‘Workplace Wellness Program’ is a term that has been on trend since 2020, when the COVID-19 pandemic ripped through the United States. It put everything—lifestyles, benefits, priorities—into perspective for employers and employees alike, highlighting areas of wellbeing that had been ignored for decades.
Gallup statistics show the impact of poor workplace wellbeing:
- Less than 50% of employees believe their companies care about their wellbeing.
- 61% of employees reported feeling burned out due to high stress.
- $550 billion is lost each year due to employees being disengaged and burned out.
- $300 billion is lost each year due to unmanaged stress in the workplace and home.
- Employees who feel unheard and uncared for by their companies are 4.6x less likely to feel motivated to perform well than employees who feel heard.
With inflation ballooning and the reach of salaries growing tighter each year, it’s imperative for employers to address these growing concerns for business to thrive. Doing so not only benefits their current workforce, but also future applicants, who are increasingly judging companies by incentives offered.

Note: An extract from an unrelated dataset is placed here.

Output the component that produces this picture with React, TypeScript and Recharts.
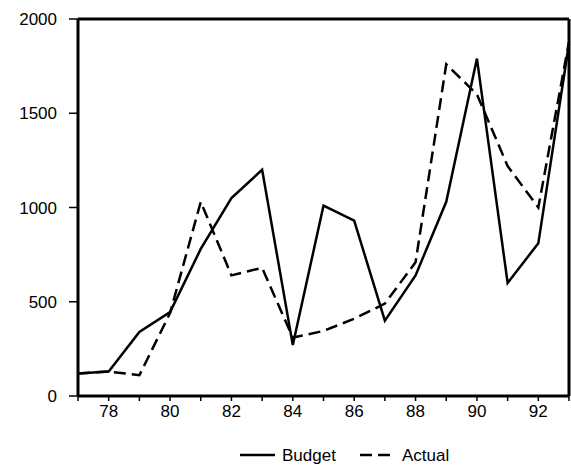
import React from "react";
import {
  LineChart,
  Line,
  XAxis,
  YAxis,
  Legend,
  ReferenceLine,
} from "recharts";

const years = [77, 78, 79, 80, 81, 82, 83, 84, 85, 86, 87, 88, 89, 90, 91, 92, 93];
const budget = [120, 130, 340, 445, 780, 1050, 1200, 270, 1010, 930, 400, 640, 1030, 1790, 600, 810, 1870];
const actual = [120, 130, 110, 440, 1030, 640, 680, 310, 345, 410, 490, 710, 1760, 1600, 1220, 1000, 1880];
const yTicks = [0, 500, 1000, 1500, 2000];

const data = years.map((year, i) => ({
  year,
  budget: budget[i],
  actual: actual[i],
}));

const FONT = "'Liberation Sans', Arial, sans-serif";

// only the even years carry a label, every year gets a tick mark
const YearTick = (props: any) => {
  const { x, y, payload } = props;
  if (payload.value % 2 !== 0) return null;
  return (
    <text
      x={x}
      y={y}
      dy={14}
      textAnchor="middle"
      fontSize={17}
      fontFamily={FONT}
      fill="#000"
    >
      {payload.value}
    </text>
  );
};

const ChartLegend = () => (
  <svg width={571} height={40} style={{ display: "block", overflow: "visible" }}>
    <line x1={222} y1={29} x2={257} y2={29} stroke="#000" strokeWidth={2.5} />
    <text x={264} y={35} fontSize={17} fontFamily={FONT} fill="#000">
      Budget
    </text>
    <line
      x1={342}
      y1={29}
      x2={376}
      y2={29}
      stroke="#000"
      strokeWidth={2.5}
      strokeDasharray="12 6"
    />
    <text x={384} y={35} fontSize={17} fontFamily={FONT} fill="#000">
      Actual
    </text>
  </svg>
);

const App = () => {
  return (
    <div style={{ position: "absolute", left: 0, top: 0 }}>
      <LineChart
        width={571}
        height={471}
        data={data}
        margin={{ top: 19, right: 2, left: 18, bottom: 5 }}
        style={{ background: "#fff" }}
      >
        <XAxis
          dataKey="year"
          type="number"
          domain={[77, 93]}
          ticks={years}
          interval={0}
          tick={<YearTick />}
          tickSize={5}
          height={30}
          axisLine={{ stroke: "#000", strokeWidth: 3 }}
          tickLine={{ stroke: "#000", strokeWidth: 1.5 }}
        />
        <YAxis
          domain={[0, 2000]}
          ticks={yTicks}
          interval={0}
          width={60}
          tickSize={9}
          tickMargin={12}
          tick={{ fill: "#000", fontSize: 17, fontFamily: FONT }}
          axisLine={{ stroke: "#000", strokeWidth: 3 }}
          tickLine={{ stroke: "#000", strokeWidth: 1.5 }}
        />
        <ReferenceLine y={2000} stroke="#000" strokeWidth={3} ifOverflow="visible" />
        <ReferenceLine x={93} stroke="#000" strokeWidth={3} ifOverflow="visible" />
        <Legend verticalAlign="bottom" content={<ChartLegend />} />
        <Line
          type="linear"
          dataKey="budget"
          name="Budget"
          stroke="#000"
          strokeWidth={2.5}
          dot={false}
          isAnimationActive={false}
        />
        <Line
          type="linear"
          dataKey="actual"
          name="Actual"
          stroke="#000"
          strokeWidth={2.5}
          strokeDasharray="12 6"
          dot={false}
          isAnimationActive={false}
        />
      </LineChart>
    </div>
  );
};

export default App;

Workplace Wellness Programs are one such way of prioritizing employee wellness and self-care; they create a work environment of empowerment and productivity through the promotion of healthy lifestyles. In fact, a study conducted by Kantar in 2019 revealed that 70% of employees participating in workplace wellness programs reported a higher satisfaction and sense of productivity than those not enrolled in them.
Here are three wellness programs that will likely trend in 2023.
Employee Assistance Programs
In a perfect world, employees can afford to leave personal struggles at the door, but reality is far more complicated than that. Many employees are unable to shake their worries while on the job, causing struggles to compound in a vicious cycle of low motivation and self-esteem that obliterates productivity. As an answer to these growing struggles, Employee Assistance Programs (also known as EAPs) seek to help workers regain balance in their lives when they most need them. Voluntary and highly confidential, EAPs are benefits provided to help employees resolve obstacles they may be facing in life. The most common benefits they offer:
- Financial counseling
- Major life event support
- Professional development training and workshops
- Legal advice
- Mental health and substance abuse counseling
Some companies even offer an EAP as part of their medical benefit. Similarly, America’s Consumers & Affiliates Limited Partnership’s medical benefit suite also includes an Individual Assistance Program (IAP), providing comprehensive help to partners to balance work and private life alongside their medical coverage. Its IAP offering includes assistance with financial consultations, legal advice, and counseling support.
Family Wellness Programs
An emerging workplace incentive, Family Wellness are programs that encourage employees to get the most out of their time at home with their families. They might offer flexible shift hours, teleworking options, emergency preparedness classes, and discourage after-hours work emails. They might also provide family-focused social events, such as a babysitting network, clubs, events for employee families, and ticket perks for local family destinations.
Financial Wellness Programs
Financial Wellness incentives have been around for a long time but are more important now than ever for employees needing assistance with managing their finances. This means providing workers with financial education, often through private one-on-one counseling, to help them spend and save money more wisely. Common incentives of a Financial Wellness Program include:
- Tuition reimbursement
- Debt management
- Literacy workshops and seminars
- Finance apps and tools
- Credit score building
- Financial coaching
- Tax assistance
The Key Takeaway
As life becomes more complicated and costly for everyone, employees are increasingly turning to wellness programs to soften the squeeze to their wallets and buffer burnout. The data doesn’t lie: workplaces without wellness programs lose not only time and money, but also the innovative potential and talent of their own employees. In short: a happy and healthy worker is a productive, effective, and thriving worker, which makes good business.